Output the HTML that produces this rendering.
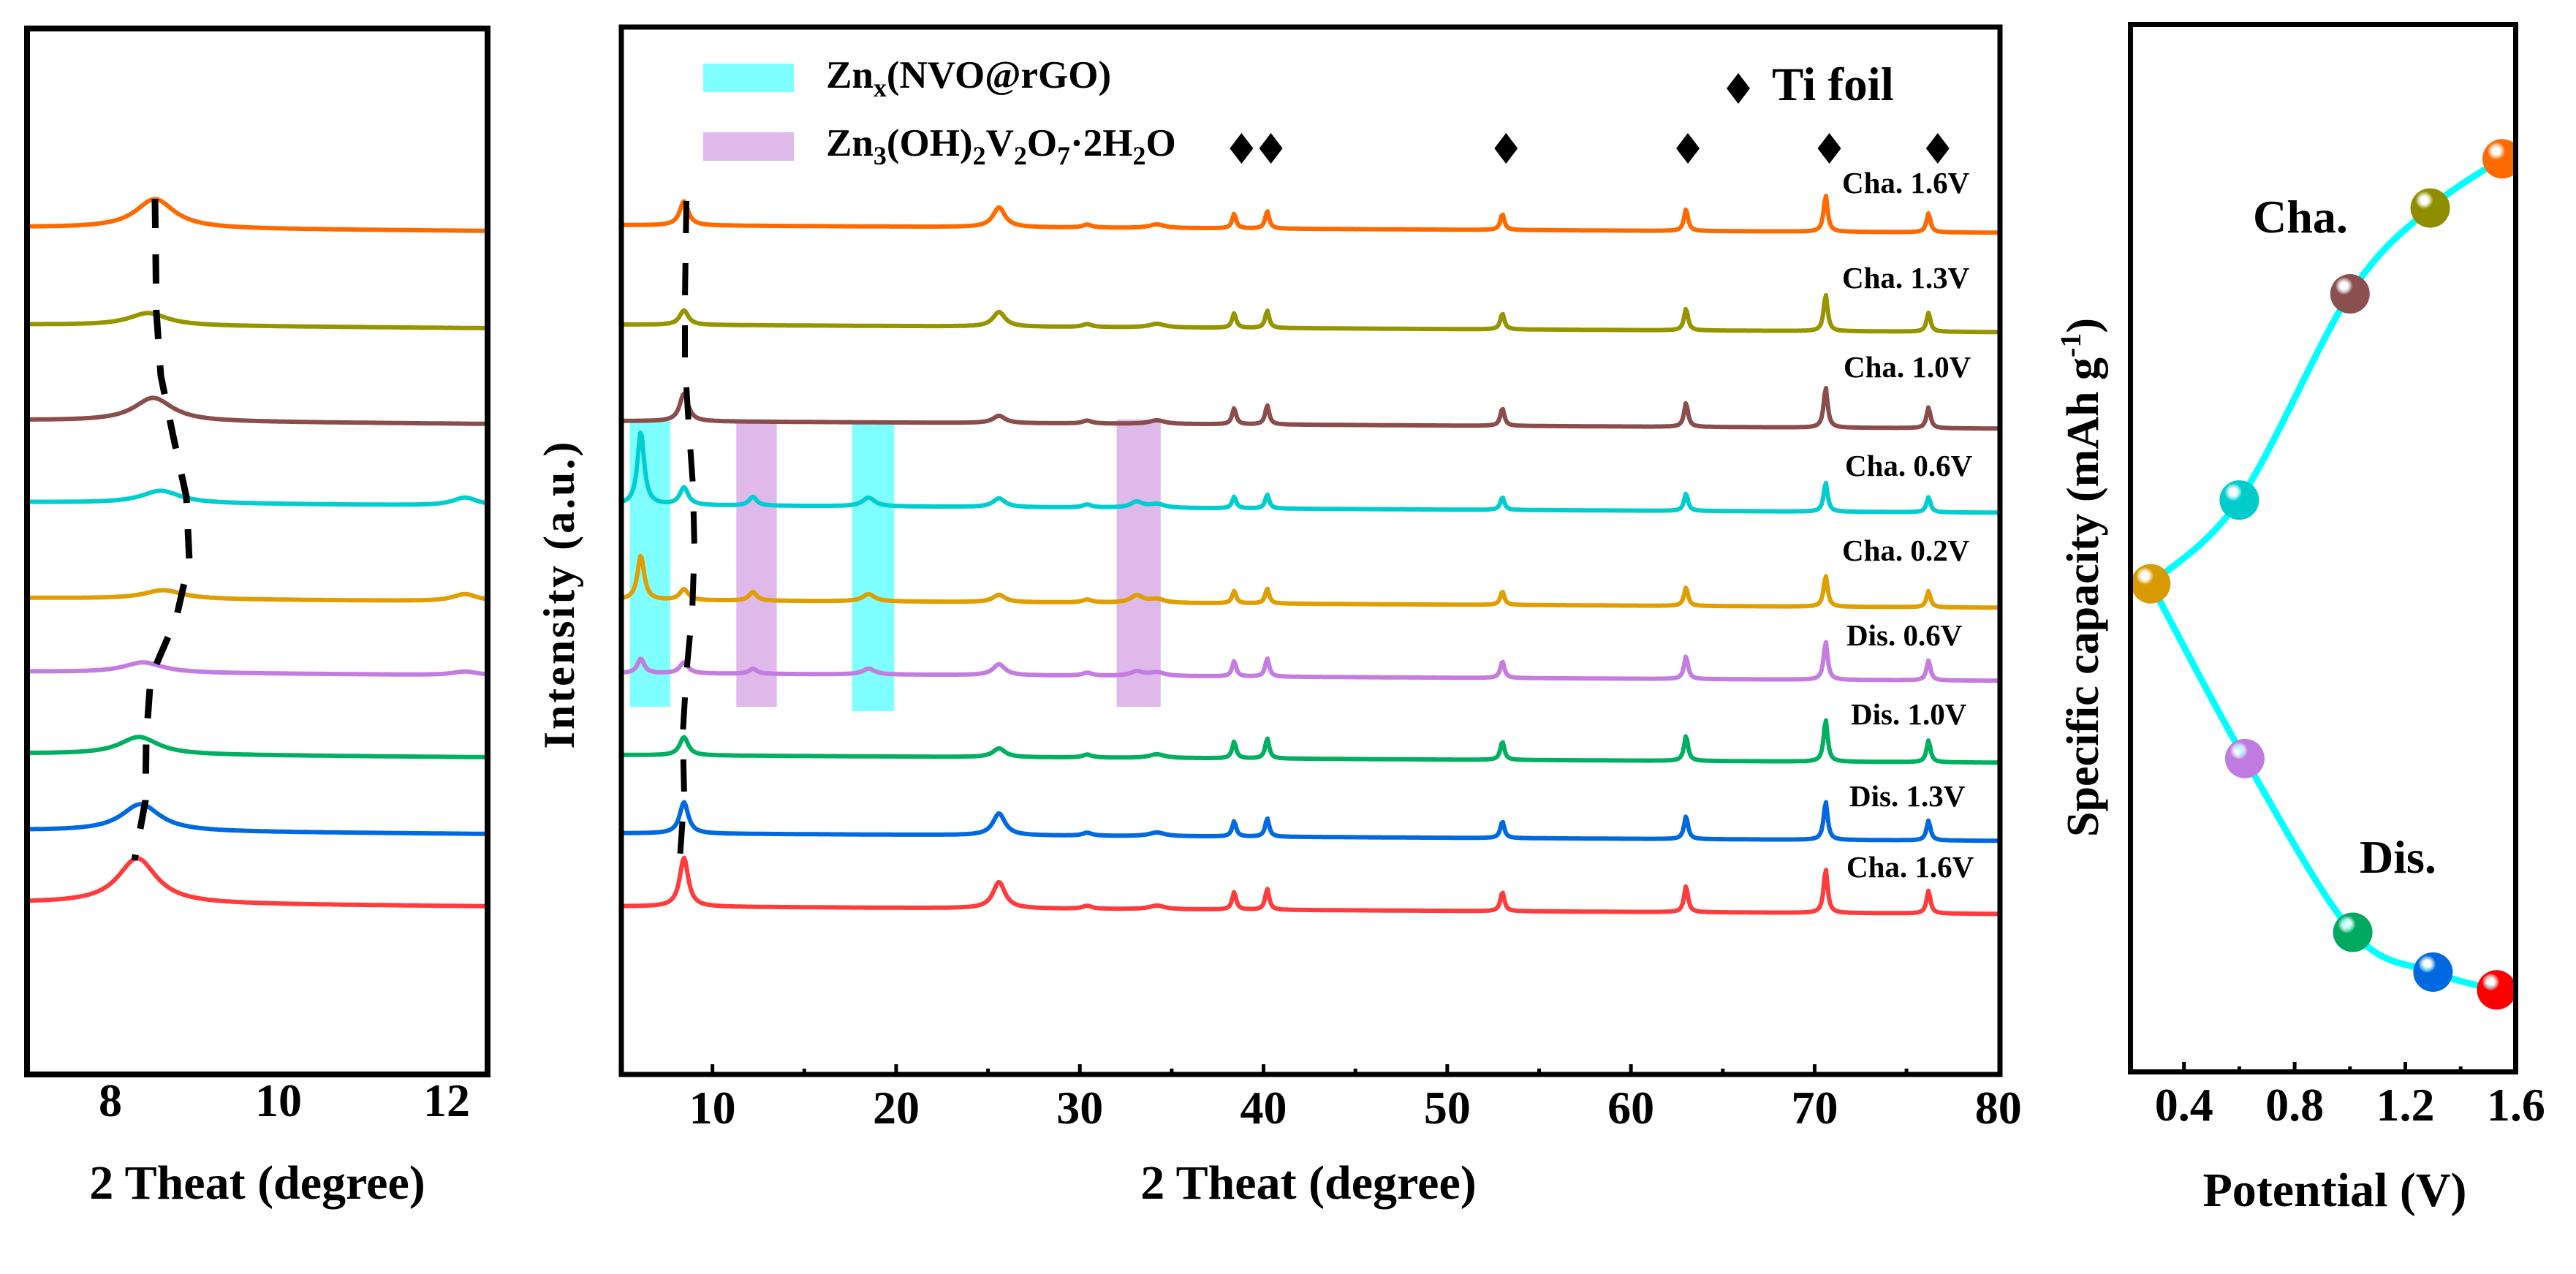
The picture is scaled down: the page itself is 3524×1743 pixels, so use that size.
<!DOCTYPE html>
<html><head><meta charset="utf-8"><style>
html,body{margin:0;padding:0;background:#fff;}
svg{display:block;font-family:"Liberation Serif",serif;font-weight:bold;}
</style></head><body>
<svg id="fig" width="3524" height="1743" viewBox="0 0 3524 1743" xmlns="http://www.w3.org/2000/svg">
<defs id="defs"></defs>
<g id="left"></g>
<g id="mid"></g>
<g id="right"></g>
</svg>
<script>
// ---------- data ----------
const seriesLabels = ['Cha. 1.6V','Cha. 1.3V','Cha. 1.0V','Cha. 0.6V','Cha. 0.2V','Dis. 0.6V','Dis. 1.0V','Dis. 1.3V','Cha. 1.6V'];
const seriesColors = ['#FF6A00','#959500','#8B4C4C','#00CDD0','#E09E00','#C47CE0','#00B060','#0068E0','#FF3B3B'];
// stacking offsets (a.u.)
const leftOffsets = [1162,1029,898,786,655,554,442,337,238];
const midOffsets = [1165,1029,897,782,652,552,440,333,233];
// left panel (zoomed 7-12.5 deg)
const leftPeakPos = [8.53,8.45,8.51,8.60,8.63,8.39,8.34,8.36,8.32];
const leftPeakH = [40,17,32,17,12,14,24,37,62];
const leftBumpH = [0,0,0,11,10,5,0,0,0];
const leftTicks = [8,10,12];
// middle panel peaks
const mainPeakH = [33,20,38,24,15,15,25,43,67];
const peak25H = [27,20,10,12,10,15,12,30,36];
const phaseA_H = [0,0,0,100,61,20,0,0,0];   // ~6.1 deg
const phaseB_H = [0,0,0,12,12,7,0,0,0];     // ~12.2 deg
const phaseC_H = [0,0,0,12,10,8,0,0,0];     // ~18.5 deg
const phaseD_H = [0,0,0,8,10,6,0,0,0];      // ~33.1 deg
const tiPos = [38.4,40.2,53.0,63.0,70.6,76.2];
const tiH = [20,24,22,30,50,26];
const tiScale = [1.0,1.0,1.1,0.8,0.85,1.05,1.15,1.05,1.2];
const diamondPos = [38.8,40.4,53.2,63.1,70.8,76.7];
const midTicksMajor = [10,20,30,40,50,60,70,80];
const midTicksMinor = [15,25,35,45,55,65,75];
const bandStart = [5.5,11.3,17.6,32.0];
const bandEnd = [7.7,13.5,19.9,34.4];
const bandKind = ['nvo','znv','nvo','znv'];
// right panel
const chaV = [0.28,0.60,1.00,1.29,1.55];
const chaCap = [46.6,54.6,74.3,82.5,87.2];
const chaColors = ['#D89A00','#00CCCC','#8B4F4F','#8E8E00','#FF6A00'];
const disV = [0.28,0.62,1.01,1.30,1.53];
const disCap = [46.6,29.9,13.3,9.5,7.8];
const disColors = ['#D89A00','#C07BE0','#00A860','#0068E0','#FF0000'];
const rightTicksMajor = [0.4,0.8,1.2,1.6];
const rightTicksMinor = [0.6,1.0,1.4];

// ---------- helpers ----------
const NS='http://www.w3.org/2000/svg';
function mk(tag, attrs, parent){const e=document.createElementNS(NS,tag);for(const k in attrs)e.setAttribute(k,attrs[k]);parent.appendChild(e);return e;}
function lor(x,c,h,w){const d=(x-c)/w;return h/(1+d*d);}
const yInt = v => 1473 - v; // intensity a.u. -> px

// ---------- LEFT ----------
const L=document.getElementById('left');
const lx = d => 36 + (d-7)*115;
for(let i=0;i<9;i++){
  let pts=[];
  for(let px=38;px<=668;px+=2){
    const d=7+(px-36)/115;
    let v=leftOffsets[i]-(px-38)*0.008;
    v+=lor(d,leftPeakPos[i],leftPeakH[i],0.28);
    v+=lor(d,12.22,leftBumpH[i],0.18);
    pts.push(px.toFixed(1)+','+yInt(v).toFixed(1));
  }
  const p=mk('polyline',{points:pts.join(' '),fill:'none',stroke:seriesColors[i],'stroke-width':6,'stroke-linejoin':'round'},L);
  
  
}
const ld=mk('path',{d:'M212,272 L214,428 L220,514 L237,597 L255,680 L259,767 L241,846 L206,927 L200,1012 L199,1095 L184,1177',fill:'none',stroke:'#000','stroke-width':9,'stroke-dasharray':'40 36'},L);


const lf=mk('rect',{x:37,y:39,width:630,height:1431,fill:'none',stroke:'#000','stroke-width':8},L);


leftTicks.forEach(t=>{
  const tx=mk('text',{x:lx(t),y:1527,'font-size':64,'text-anchor':'middle'},L);tx.textContent=t;
  
  
});
const lt=mk('text',{x:352,y:1640,'font-size':66,'text-anchor':'middle'},L);lt.textContent='2 Theat (degree)';



// ---------- MIDDLE ----------
const M=document.getElementById('mid');
const mx = d => 849 + (d-5)*25.13;
for(let b=0;b<4;b++){
  const r=mk('rect',{x:mx(bandStart[b]),y:bandKind[b]==='nvo'&&b===2?580:574,width:mx(bandEnd[b])-mx(bandStart[b]),height:393,fill:bandKind[b]==='nvo'?'#00FFFF':'#C77FDB','fill-opacity':bandKind[b]==='nvo'?0.5:0.55},M);
  
  
}
for(let i=0;i<9;i++){
  let pts=[];
  for(let px=852;px<=2734;px+=2){
    const d=5+(px-849)/25.13;
    let v=midOffsets[i]-(px-852)*0.0055;
    v+=lor(d,8.45,mainPeakH[i],0.28);
    v+=lor(d,25.6,peak25H[i],0.4);
    v+=lor(d,30.4,4,0.3)+lor(d,34.2,5,0.5);
    v+=lor(d,6.1,phaseA_H[i],0.22);
    v+=lor(d,12.2,phaseB_H[i],0.25);
    v+=lor(d,18.5,phaseC_H[i],0.4);
    v+=lor(d,33.1,phaseD_H[i],0.4);
    for(let k=0;k<tiPos.length;k++) v+=lor(d,tiPos[k],tiH[k]*tiScale[i],0.13);
    pts.push(px.toFixed(1)+','+yInt(v).toFixed(1));
  }
  const p=mk('polyline',{points:pts.join(' '),fill:'none',stroke:seriesColors[i],'stroke-width':6,'stroke-linejoin':'round'},M);
  
  
}
const md=mk('path',{d:'M939,275 L937,408 L937,496 L942,580 L948,665 L950,751 L947,836 L939,921 L934,1005 L936,1089 L930,1176',fill:'none',stroke:'#000','stroke-width':8,'stroke-dasharray':'44 41'},M);


const labelX=[2520,2520,2522,2524,2520,2526,2532,2530,2526];
const labelY=[264,394,516,651,767,883,991,1103,1200];
for(let i=0;i<9;i++){
  const t=mk('text',{x:labelX[i],y:labelY[i],'font-size':41},M);t.textContent=seriesLabels[i];
  
  
}
diamondPos.forEach(d=>{
  const x=mx(d);
  const dm=mk('path',{d:`M${x},182 L${x+16},203 L${x},224 L${x-16},203 Z`,fill:'#000'},M);
  
  
});
// legend
const lg=mk('g',{},M);


const lr1=mk('rect',{x:962,y:87,width:124,height:39,fill:'#00FFFF','fill-opacity':0.5},lg);


const lr2=mk('rect',{x:962,y:181,width:124,height:39,fill:'#C77FDB','fill-opacity':0.55},lg);


const lt1=mk('text',{x:1130,y:120,'font-size':53},lg);
lt1.innerHTML='Zn<tspan font-size="36" dy="12">x</tspan><tspan dy="-12">(NVO@rGO)</tspan>';


const lt2=mk('text',{x:1130,y:213,'font-size':53},lg);
lt2.innerHTML='Zn<tspan font-size="36" dy="12">3</tspan><tspan dy="-12">(OH)</tspan><tspan font-size="36" dy="12">2</tspan><tspan dy="-12">V</tspan><tspan font-size="36" dy="12">2</tspan><tspan dy="-12">O</tspan><tspan font-size="36" dy="12">7</tspan><tspan dy="-12">·2H</tspan><tspan font-size="36" dy="12">2</tspan><tspan dy="-12">O</tspan>';


const tdm=mk('path',{d:'M2378,100 L2394,121 L2378,142 L2362,121 Z',fill:'#000'},lg);


const tt=mk('text',{x:2424,y:137,'font-size':65},lg);tt.textContent='Ti foil';


// frame & axes
const mf=mk('rect',{x:850,y:37,width:1886,height:1433,fill:'none',stroke:'#000','stroke-width':7},M);


midTicksMajor.forEach(t=>{
  if(t<80){const tk=mk('line',{x1:mx(t),x2:mx(t),y1:1467,y2:1456,stroke:'#000','stroke-width':5},M);
  
  }
  const tx=mk('text',{x:mx(t),y:1537,'font-size':64,'text-anchor':'middle'},M);tx.textContent=t;
  
  
});
midTicksMinor.forEach(t=>{
  const tk=mk('line',{x1:mx(t),x2:mx(t),y1:1467,y2:1462,stroke:'#000','stroke-width':5},M);
  
  
});
const mxt=mk('text',{x:1790,y:1640,'font-size':66,'text-anchor':'middle'},M);mxt.textContent='2 Theat (degree)';


const myt=mk('text',{x:0,y:0,'font-size':60,'text-anchor':'middle','letter-spacing':3,transform:'translate(785,813) rotate(-90)'},M);myt.textContent='Intensity (a.u.)';



// ---------- RIGHT ----------
const R=document.getElementById('right');
const defs=document.getElementById('defs');
const rx = v => 2912 + (v-0.2)*378.5;
const ry = c => 1466 - c*14.32;
function smoothPath(xs,ys){
  const P=xs.map((v,i)=>[rx(v),ry(ys[i])]);
  let d=`M${P[0][0]},${P[0][1]}`;
  for(let i=0;i<P.length-1;i++){
    const p0=P[Math.max(0,i-1)],p1=P[i],p2=P[i+1],p3=P[Math.min(P.length-1,i+2)];
    const c1=[p1[0]+(p2[0]-p0[0])/6,p1[1]+(p2[1]-p0[1])/6];
    const c2=[p2[0]-(p3[0]-p1[0])/6,p2[1]-(p3[1]-p1[1])/6];
    d+=` C${c1[0]},${c1[1]} ${c2[0]},${c2[1]} ${p2[0]},${p2[1]}`;
  }
  return d;
}
const cp=mk('path',{d:smoothPath(chaV,chaCap),fill:'none',stroke:'#00FFFF','stroke-width':9},R);


const dp=mk('path',{d:smoothPath(disV,disCap),fill:'none',stroke:'#00FFFF','stroke-width':9},R);


let gid=0;
function ball(v,c,col,name){
  const id='g'+(gid++);
  const g=mk('radialGradient',{id:id,cx:'0.35',cy:'0.3',r:'0.75'},defs);
  mk('stop',{offset:'0','stop-color':'#fff'},g);
  mk('stop',{offset:'0.12','stop-color':'#fff','stop-opacity':0.7},g);
  mk('stop',{offset:'0.3','stop-color':col},g);
  mk('stop',{offset:'1','stop-color':col},g);
  const e=mk('circle',{cx:rx(v),cy:ry(c),r:27,fill:`url(#${id})`},R);
  
  
}
for(let i=0;i<chaV.length;i++) ball(chaV[i],chaCap[i],chaColors[i],'charge-point-'+i);
for(let i=1;i<disV.length;i++) ball(disV[i],disCap[i],disColors[i],'discharge-point-'+i);
// mask overflow beyond frame
const cover=mk('rect',{x:3442,y:0,width:82,height:1480,fill:'#fff'},R);


const rf=mk('rect',{x:2914.5,y:33.5,width:527,height:1433,fill:'none',stroke:'#000','stroke-width':7},R);


rightTicksMajor.forEach(t=>{
  if(t<1.6){const tk=mk('line',{x1:rx(t),x2:rx(t),y1:1464,y2:1453,stroke:'#000','stroke-width':5},R);
  
  }
  const tx=mk('text',{x:rx(t),y:1533,'font-size':64,'text-anchor':'middle'},R);tx.textContent=t.toFixed(1);
  
  
});
rightTicksMinor.forEach(t=>{
  const tk=mk('line',{x1:rx(t),x2:rx(t),y1:1464,y2:1459,stroke:'#000','stroke-width':5},R);
  
  
});
const ch=mk('text',{x:3082,y:318,'font-size':64},R);ch.textContent='Cha.';


const di=mk('text',{x:3228,y:1194,'font-size':64},R);di.textContent='Dis.';


const rxt=mk('text',{x:3194,y:1650,'font-size':66,'text-anchor':'middle'},R);rxt.textContent='Potential (V)';


const ryt=mk('text',{x:0,y:0,'font-size':62,'text-anchor':'middle',transform:'translate(2870,790) rotate(-90)'},R);
ryt.innerHTML='Specific capacity (mAh g<tspan font-size="40" dy="-24">-1</tspan><tspan dy="24">)</tspan>';


</script>
</body></html>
########################################
■ Instructions to follow ■
Track down every line with the word "that" and copy it.

■ Solution for this task ■
Output the HTML that produces this rendering.
The picture is scaled down: the page itself is 3524×1743 pixels, so use that size.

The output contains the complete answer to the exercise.